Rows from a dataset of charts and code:
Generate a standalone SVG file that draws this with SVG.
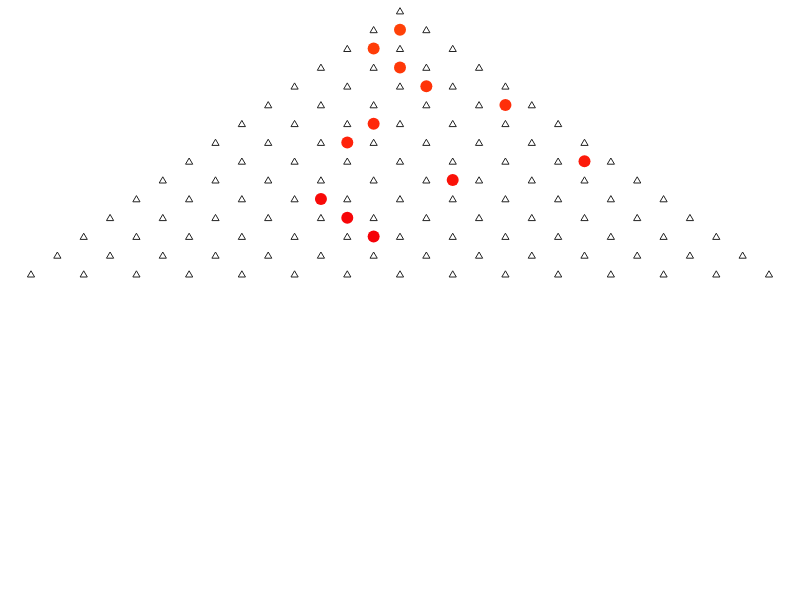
<svg xmlns="http://www.w3.org/2000/svg" xmlns:xlink="http://www.w3.org/1999/xlink" width="800" height="600" viewBox="0 0 800 600">
<defs>
<style>
.tri{fill:#fff;stroke:#222;stroke-width:1;stroke-linejoin:miter}
</style>
<path id="t" class="tri" d="M0,-3.3 L3.6,2.9 L-3.6,2.9 Z"/>
</defs>
<rect width="800" height="600" fill="#fff"/>
<g id="lattice">
<g id="row0" transform="translate(0,11)"><use href="#t" x="400"/></g>
<g id="row1" transform="translate(0,29.8)"><use href="#t" x="373.64"/><use href="#t" x="426.36"/></g>
<g id="row2" transform="translate(0,48.6)"><use href="#t" x="347.29"/><use href="#t" x="400"/><use href="#t" x="452.71"/></g>
<g id="row3" transform="translate(0,67.4)"><use href="#t" x="320.93"/><use href="#t" x="373.64"/><use href="#t" x="426.36"/><use href="#t" x="479.07"/></g>
<g id="row4" transform="translate(0,86.2)"><use href="#t" x="294.57"/><use href="#t" x="347.29"/><use href="#t" x="400"/><use href="#t" x="452.71"/><use href="#t" x="505.43"/></g>
<g id="row5" transform="translate(0,104.9)"><use href="#t" x="268.21"/><use href="#t" x="320.93"/><use href="#t" x="373.64"/><use href="#t" x="426.36"/><use href="#t" x="479.07"/><use href="#t" x="531.79"/></g>
<g id="row6" transform="translate(0,123.7)"><use href="#t" x="241.86"/><use href="#t" x="294.57"/><use href="#t" x="347.29"/><use href="#t" x="400"/><use href="#t" x="452.71"/><use href="#t" x="505.43"/><use href="#t" x="558.14"/></g>
<g id="row7" transform="translate(0,142.5)"><use href="#t" x="215.5"/><use href="#t" x="268.21"/><use href="#t" x="320.93"/><use href="#t" x="373.64"/><use href="#t" x="426.36"/><use href="#t" x="479.07"/><use href="#t" x="531.79"/><use href="#t" x="584.5"/></g>
<g id="row8" transform="translate(0,161.3)"><use href="#t" x="189.14"/><use href="#t" x="241.86"/><use href="#t" x="294.57"/><use href="#t" x="347.29"/><use href="#t" x="400"/><use href="#t" x="452.71"/><use href="#t" x="505.43"/><use href="#t" x="558.14"/><use href="#t" x="610.86"/></g>
<g id="row9" transform="translate(0,180.1)"><use href="#t" x="162.79"/><use href="#t" x="215.5"/><use href="#t" x="268.21"/><use href="#t" x="320.93"/><use href="#t" x="373.64"/><use href="#t" x="426.36"/><use href="#t" x="479.07"/><use href="#t" x="531.79"/><use href="#t" x="584.5"/><use href="#t" x="637.21"/></g>
<g id="row10" transform="translate(0,198.9)"><use href="#t" x="136.43"/><use href="#t" x="189.14"/><use href="#t" x="241.86"/><use href="#t" x="294.57"/><use href="#t" x="347.29"/><use href="#t" x="400"/><use href="#t" x="452.71"/><use href="#t" x="505.43"/><use href="#t" x="558.14"/><use href="#t" x="610.86"/><use href="#t" x="663.57"/></g>
<g id="row11" transform="translate(0,217.7)"><use href="#t" x="110.07"/><use href="#t" x="162.79"/><use href="#t" x="215.5"/><use href="#t" x="268.21"/><use href="#t" x="320.93"/><use href="#t" x="373.64"/><use href="#t" x="426.36"/><use href="#t" x="479.07"/><use href="#t" x="531.79"/><use href="#t" x="584.5"/><use href="#t" x="637.21"/><use href="#t" x="689.93"/></g>
<g id="row12" transform="translate(0,236.5)"><use href="#t" x="83.71"/><use href="#t" x="136.43"/><use href="#t" x="189.14"/><use href="#t" x="241.86"/><use href="#t" x="294.57"/><use href="#t" x="347.29"/><use href="#t" x="400"/><use href="#t" x="452.71"/><use href="#t" x="505.43"/><use href="#t" x="558.14"/><use href="#t" x="610.86"/><use href="#t" x="663.57"/><use href="#t" x="716.29"/></g>
<g id="row13" transform="translate(0,255.3)"><use href="#t" x="57.36"/><use href="#t" x="110.07"/><use href="#t" x="162.79"/><use href="#t" x="215.5"/><use href="#t" x="268.21"/><use href="#t" x="320.93"/><use href="#t" x="373.64"/><use href="#t" x="426.36"/><use href="#t" x="479.07"/><use href="#t" x="531.79"/><use href="#t" x="584.5"/><use href="#t" x="637.21"/><use href="#t" x="689.93"/><use href="#t" x="742.64"/></g>
<g id="row14" transform="translate(0,274.1)"><use href="#t" x="31"/><use href="#t" x="83.71"/><use href="#t" x="136.43"/><use href="#t" x="189.14"/><use href="#t" x="241.86"/><use href="#t" x="294.57"/><use href="#t" x="347.29"/><use href="#t" x="400"/><use href="#t" x="452.71"/><use href="#t" x="505.43"/><use href="#t" x="558.14"/><use href="#t" x="610.86"/><use href="#t" x="663.57"/><use href="#t" x="716.29"/><use href="#t" x="769"/></g>
</g>
<g id="dots">
<circle id="d1" cx="400" cy="29.8" r="6" fill="#ff4108"/>
<circle id="d2" cx="373.64" cy="48.6" r="6" fill="#ff3d08"/>
<circle id="d3" cx="400" cy="67.4" r="6" fill="#ff3808"/>
<circle id="d4" cx="426.36" cy="86.2" r="6" fill="#ff3308"/>
<circle id="d5" cx="505.43" cy="104.9" r="6" fill="#ff2e0a"/>
<circle id="d6" cx="373.64" cy="123.7" r="6" fill="#ff280a"/>
<circle id="d7" cx="347.29" cy="142.5" r="6" fill="#ff220a"/>
<circle id="d8" cx="584.5" cy="161.3" r="6" fill="#fc1a0a"/>
<circle id="d9" cx="452.71" cy="180.1" r="6" fill="#fa1208"/>
<circle id="d10" cx="320.93" cy="198.9" r="6" fill="#f80a08"/>
<circle id="d11" cx="347.29" cy="217.7" r="6" fill="#f70508"/>
<circle id="d12" cx="373.64" cy="236.5" r="6" fill="#f50208"/>
</g>
</svg>
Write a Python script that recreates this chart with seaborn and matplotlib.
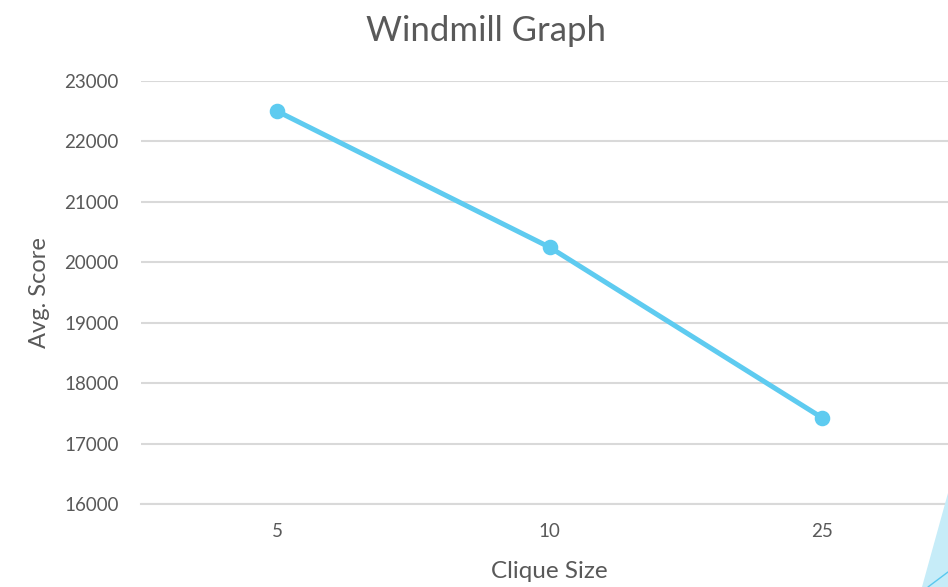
import matplotlib
matplotlib.use("Agg")
import matplotlib.pyplot as plt
from matplotlib.patches import Polygon
from matplotlib.lines import Line2D
import seaborn as sns
import pandas as pd

clique_sizes = ["5", "10", "25"]
avg_scores = [22500, 20250, 17430]
y_ticks = [16000, 17000, 18000, 19000, 20000, 21000, 22000, 23000]

df = pd.DataFrame({"Clique Size": clique_sizes, "Avg. Score": avg_scores})

sns.set_style("white")
plt.rcParams["font.family"] = ["Lato", "DejaVu Sans"]
text_col = "#595959"
line_col = "#5ecbf0"

fig = plt.figure(figsize=(9.48, 5.87), dpi=100)
ax = fig.add_axes([141 / 948, 1 - 504 / 587, 817 / 948, 423 / 587])

sns.pointplot(data=df, x="Clique Size", y="Avg. Score", color=line_col,
              linewidth=3.6, markersize=8.5, ax=ax)

ax.set_ylim(16000, 23000)
ax.set_yticks(y_ticks)
ax.set_xlim(-0.5, 2.5)
ax.yaxis.grid(True, color="#d9d9d9", linewidth=1.5)
ax.set_axisbelow(True)
for s in ax.spines.values():
    s.set_visible(False)
ax.spines["bottom"].set_visible(True)
ax.spines["bottom"].set_color("#d9d9d9")
ax.spines["bottom"].set_linewidth(1.5)
ax.tick_params(length=0, labelsize=13.5, labelcolor=text_col)
ax.tick_params(axis="x", pad=14)
ax.tick_params(axis="y", pad=16)
ax.set_xlabel("Clique Size", fontsize=17.5, color=text_col, labelpad=15)
ax.set_ylabel("Avg. Score", fontsize=17, color=text_col, labelpad=10)
fig.text(0.513, 0.947, "Windmill Graph", fontsize=25, color=text_col,
         ha="center", va="center")

# slide decoration in the bottom-right corner
fig.add_artist(Polygon([(948 / 948, 1 - 493 / 587), (1, 0), (922 / 948, 0)],
                       closed=True, transform=fig.transFigure,
                       facecolor="#c6ecf8", edgecolor="none"))
fig.add_artist(Line2D([928 / 948, 1], [0, 1 - 572 / 587],
                      transform=fig.transFigure, color="#5bc8ee", linewidth=1))

fig.savefig("out.png", dpi=100)
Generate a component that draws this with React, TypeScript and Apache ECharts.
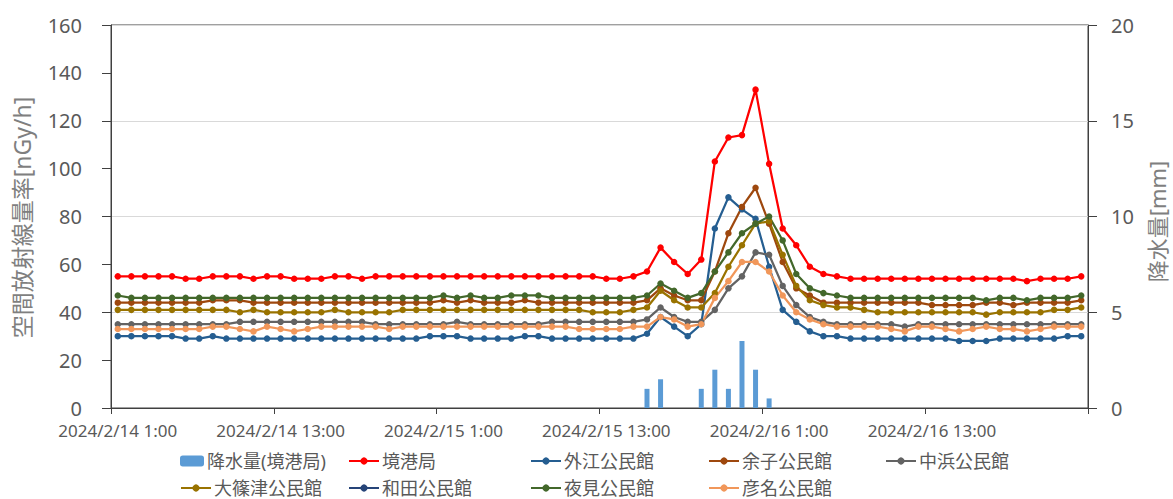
import React, { useEffect, useRef } from "react";
import * as echarts from "echarts";

// x categories: hourly, 2024/2/14 1:00 .. 2024/2/17 0:00
const categories: string[] = Array.from({ length: 72 }, (_, i) => {
  const hours = i + 1;
  const day = 14 + Math.floor(hours / 24);
  return `2024/2/${day} ${hours % 24}:00`;
});

// rainfall [mm] (境港局)
const rain: number[] = [
  0, 0, 0, 0, 0, 0, 0, 0, 0, 0,
  0, 0, 0, 0, 0, 0, 0, 0, 0, 0,
  0, 0, 0, 0, 0, 0, 0, 0, 0, 0,
  0, 0, 0, 0, 0, 0, 0, 0, 0, 1.0,
  1.5, 0, 0, 1.0, 2.0, 1.0, 3.5, 2.0, 0.5, 0,
  0, 0, 0, 0, 0, 0, 0, 0, 0, 0,
  0, 0, 0, 0, 0, 0, 0, 0, 0, 0,
  0, 0,
];

const sakaiminato: number[] = [
  55, 55, 55, 55, 55, 54, 54, 55, 55, 55,
  54, 55, 55, 54, 54, 54, 55, 55, 54, 55,
  55, 55, 55, 55, 55, 55, 55, 55, 55, 55,
  55, 55, 55, 55, 55, 55, 54, 54, 55, 57,
  67, 61, 56, 62, 103, 113, 114, 133, 102, 75,
  68, 59, 56, 55, 54, 54, 54, 54, 54, 54,
  54, 54, 54, 54, 54, 54, 54, 53, 54, 54,
  54, 55,
];

const sotoe: number[] = [
  30, 30, 30, 30, 30, 29, 29, 30, 29, 29,
  29, 29, 29, 29, 29, 29, 29, 29, 29, 29,
  29, 29, 29, 30, 30, 30, 29, 29, 29, 29,
  30, 30, 29, 29, 29, 29, 29, 29, 29, 31,
  38, 34, 30, 35, 75, 88, 83, 79, 59, 41,
  36, 32, 30, 30, 29, 29, 29, 29, 29, 29,
  29, 29, 28, 28, 28, 29, 29, 29, 29, 29,
  30, 30,
];

const amariko: number[] = [
  44, 44, 44, 44, 44, 44, 44, 45, 45, 45,
  44, 44, 44, 44, 44, 44, 44, 44, 44, 44,
  44, 44, 44, 44, 45, 44, 45, 44, 44, 44,
  45, 44, 44, 44, 44, 44, 44, 44, 44, 45,
  50, 47, 45, 45, 57, 73, 84, 92, 77, 61,
  50, 47, 44, 44, 44, 44, 44, 44, 44, 44,
  43, 43, 43, 43, 44, 44, 43, 44, 44, 44,
  44, 45,
];

const nakahama: number[] = [
  35, 35, 35, 35, 35, 35, 35, 35, 35, 36,
  36, 36, 36, 36, 36, 36, 36, 36, 36, 35,
  35, 35, 35, 35, 35, 36, 35, 35, 35, 35,
  35, 35, 36, 36, 36, 36, 36, 36, 36, 37,
  42, 38, 36, 36, 41, 50, 55, 65, 64, 51,
  43, 38, 36, 35, 35, 35, 35, 35, 34, 35,
  35, 35, 35, 35, 35, 35, 35, 35, 35, 35,
  35, 35,
];

const oshinozu: number[] = [
  41, 41, 41, 41, 41, 41, 41, 41, 41, 40,
  41, 40, 40, 40, 40, 40, 41, 40, 40, 40,
  40, 41, 41, 41, 41, 41, 41, 41, 41, 41,
  41, 41, 41, 41, 41, 40, 40, 40, 41, 42,
  49, 45, 42, 42, 48, 59, 68, 77, 78, 64,
  51, 45, 43, 42, 42, 41, 40, 40, 40, 40,
  40, 40, 40, 40, 39, 40, 40, 40, 40, 41,
  41, 42,
];

// 和田公民館: no line visible in the reference
const wada: (number | null)[] = [];

const yomi: number[] = [
  47, 46, 46, 46, 46, 46, 46, 46, 46, 46,
  46, 46, 46, 46, 46, 46, 46, 46, 46, 46,
  46, 46, 46, 46, 47, 46, 47, 46, 46, 47,
  47, 47, 46, 46, 46, 46, 46, 46, 46, 47,
  52, 49, 46, 48, 57, 65, 73, 77, 80, 70,
  56, 50, 48, 47, 46, 46, 46, 46, 46, 46,
  46, 46, 46, 46, 45, 46, 46, 45, 46, 46,
  46, 47,
];

const hikona: number[] = [
  33, 33, 33, 33, 33, 33, 33, 34, 34, 33,
  32, 34, 33, 32, 33, 34, 34, 34, 34, 34,
  33, 34, 34, 34, 34, 34, 34, 34, 34, 34,
  34, 34, 34, 34, 33, 33, 33, 33, 34, 34,
  38, 37, 34, 35, 46, 53, 61, 61, 57, 47,
  40, 37, 35, 34, 34, 34, 34, 33, 32, 34,
  34, 33, 32, 33, 34, 33, 33, 32, 33, 34,
  34, 34,
];

const lineSeriesDefs = [
  { name: "境港局", data: sakaiminato, color: "#FF0000" },
  { name: "外江公民館", data: sotoe, color: "#255E91" },
  { name: "余子公民館", data: amariko, color: "#9E480E" },
  { name: "中浜公民館", data: nakahama, color: "#636363" },
  { name: "大篠津公民館", data: oshinozu, color: "#997300" },
  { name: "和田公民館", data: wada, color: "#264478" },
  { name: "夜見公民館", data: yomi, color: "#43682B" },
  { name: "彦名公民館", data: hikona, color: "#F1975A" },
];

const legendLayout = [
  { name: "降水量(境港局)", left: 180, top: 452 },
  { name: "境港局", left: 348, top: 452 },
  { name: "外江公民館", left: 530, top: 452 },
  { name: "余子公民館", left: 708, top: 452 },
  { name: "中浜公民館", left: 885, top: 452 },
  { name: "大篠津公民館", left: 180, top: 479 },
  { name: "和田公民館", left: 348, top: 479 },
  { name: "夜見公民館", left: 530, top: 479 },
  { name: "彦名公民館", left: 708, top: 479 },
];

const FONT = "'Noto Sans', 'Noto Sans CJK JP', sans-serif";

export default function App() {
  const ref = useRef<HTMLDivElement>(null);
  useEffect(() => {
    if (!ref.current) return;
    const chart = echarts.init(ref.current, null, { renderer: "svg" });
    const option: any = {
      animation: false,
      textStyle: { fontFamily: FONT },
      grid: {
        left: 111,
        right: 85,
        top: 25,
        bottom: 91,
        show: true,
        borderColor: "#404040",
        borderWidth: 1,
        backgroundColor: "transparent",
      },
      legend: legendLayout.map((l, i) => ({
        data: [l.name],
        left: l.left,
        top: l.top,
        padding: 0,
        itemWidth: i === 0 ? 24 : 30,
        itemHeight: i === 0 ? 11 : 9,
        itemGap: 0,
        selectedMode: false,
        textStyle: { fontSize: 18, color: "#595959", fontFamily: FONT, padding: [0, 0, 0, -2] },
      })),
      xAxis: {
        type: "category",
        data: categories,
        boundaryGap: true,
        axisLine: { lineStyle: { color: "#404040", width: 1 } },
        axisTick: { show: true, interval: 11, length: 6, lineStyle: { color: "#404040" } },
        axisLabel: { interval: 11, fontSize: 17, color: "#595959", margin: 14, fontFamily: FONT },
        splitLine: { show: false },
      },
      yAxis: [
        {
          type: "value",
          min: 0,
          max: 160,
          interval: 20,
          position: "left",
          axisLine: { show: true, lineStyle: { color: "#404040" } },
          axisTick: { show: true, length: 9, lineStyle: { color: "#404040" } },
          axisLabel: { fontSize: 20, color: "#595959", margin: 29, fontFamily: FONT },
          splitLine: { show: false },
        },
        {
          type: "value",
          min: 0,
          max: 20,
          interval: 5,
          position: "right",
          axisLine: { show: true, lineStyle: { color: "#404040" } },
          axisTick: { show: true, length: 9, lineStyle: { color: "#404040" } },
          axisLabel: { fontSize: 20, color: "#595959", margin: 23, fontFamily: FONT },
          splitLine: { show: true, lineStyle: { color: "#D9D9D9", width: 1 } },
        },
      ],
      graphic: [
        {
          type: "text",
          x: 21.5,
          y: 217.5,
          rotation: Math.PI / 2,
          style: {
            text: "空間放射線量率[nGy/h]",
            fontSize: 23,
            fill: "#7F7F7F",
            fontFamily: FONT,
            align: "center",
            verticalAlign: "middle",
          },
        },
        {
          type: "text",
          x: 1157,
          y: 221.5,
          rotation: Math.PI / 2,
          style: {
            text: "降水量[mm]",
            fontSize: 22,
            fill: "#7F7F7F",
            fontFamily: FONT,
            align: "center",
            verticalAlign: "middle",
          },
        },
      ],
      series: [
        {
          name: "降水量(境港局)",
          type: "bar",
          yAxisIndex: 1,
          data: rain,
          barWidth: 5,
          itemStyle: { color: "#5B9BD5" },
        },
        ...lineSeriesDefs.map((s) => ({
          name: s.name,
          type: "line",
          yAxisIndex: 0,
          data: s.data,
          symbol: "circle",
          symbolSize: 6.5,
          showSymbol: true,
          lineStyle: { color: s.color, width: 2.25 },
          itemStyle: { color: s.color },
          emphasis: { disabled: true },
        })),
      ],
    };
    chart.setOption(option);
    return () => chart.dispose();
  }, []);
  return (
    <div
      ref={ref}
      style={{ position: "fixed", left: 0, top: 0, width: 1173, height: 499, background: "#fff" }}
    />
  );
}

_REQUIREMENTS_
Make an exact copy of the lines from the one that contains "Write a Python" through the one that contains "import * as", both included, and no other lines. Pictures are skipped.

_FULL OUTPUT_
Write a Python script that recreates this chart with seaborn and matplotlib.
import matplotlib
matplotlib.use("Agg")
import matplotlib.pyplot as plt
from matplotlib.patches import Polygon
from matplotlib.lines import Line2D
import seaborn as sns
import pandas as pd

clique_sizes = ["5", "10", "25"]
avg_scores = [22500, 20250, 17430]
y_ticks = [16000, 17000, 18000, 19000, 20000, 21000, 22000, 23000]

df = pd.DataFrame({"Clique Size": clique_sizes, "Avg. Score": avg_scores})

sns.set_style("white")
plt.rcParams["font.family"] = ["Lato", "DejaVu Sans"]
text_col = "#595959"
line_col = "#5ecbf0"

fig = plt.figure(figsize=(9.48, 5.87), dpi=100)
ax = fig.add_axes([141 / 948, 1 - 504 / 587, 817 / 948, 423 / 587])

sns.pointplot(data=df, x="Clique Size", y="Avg. Score", color=line_col,
              linewidth=3.6, markersize=8.5, ax=ax)

ax.set_ylim(16000, 23000)
ax.set_yticks(y_ticks)
ax.set_xlim(-0.5, 2.5)
ax.yaxis.grid(True, color="#d9d9d9", linewidth=1.5)
ax.set_axisbelow(True)
for s in ax.spines.values():
    s.set_visible(False)
ax.spines["bottom"].set_visible(True)
ax.spines["bottom"].set_color("#d9d9d9")
ax.spines["bottom"].set_linewidth(1.5)
ax.tick_params(length=0, labelsize=13.5, labelcolor=text_col)
ax.tick_params(axis="x", pad=14)
ax.tick_params(axis="y", pad=16)
ax.set_xlabel("Clique Size", fontsize=17.5, color=text_col, labelpad=15)
ax.set_ylabel("Avg. Score", fontsize=17, color=text_col, labelpad=10)
fig.text(0.513, 0.947, "Windmill Graph", fontsize=25, color=text_col,
         ha="center", va="center")

# slide decoration in the bottom-right corner
fig.add_artist(Polygon([(948 / 948, 1 - 493 / 587), (1, 0), (922 / 948, 0)],
                       closed=True, transform=fig.transFigure,
                       facecolor="#c6ecf8", edgecolor="none"))
fig.add_artist(Line2D([928 / 948, 1], [0, 1 - 572 / 587],
                      transform=fig.transFigure, color="#5bc8ee", linewidth=1))

fig.savefig("out.png", dpi=100)
Generate a component that draws this with React, TypeScript and Apache ECharts.
import React, { useEffect, useRef } from "react";
import * as echarts from "echarts";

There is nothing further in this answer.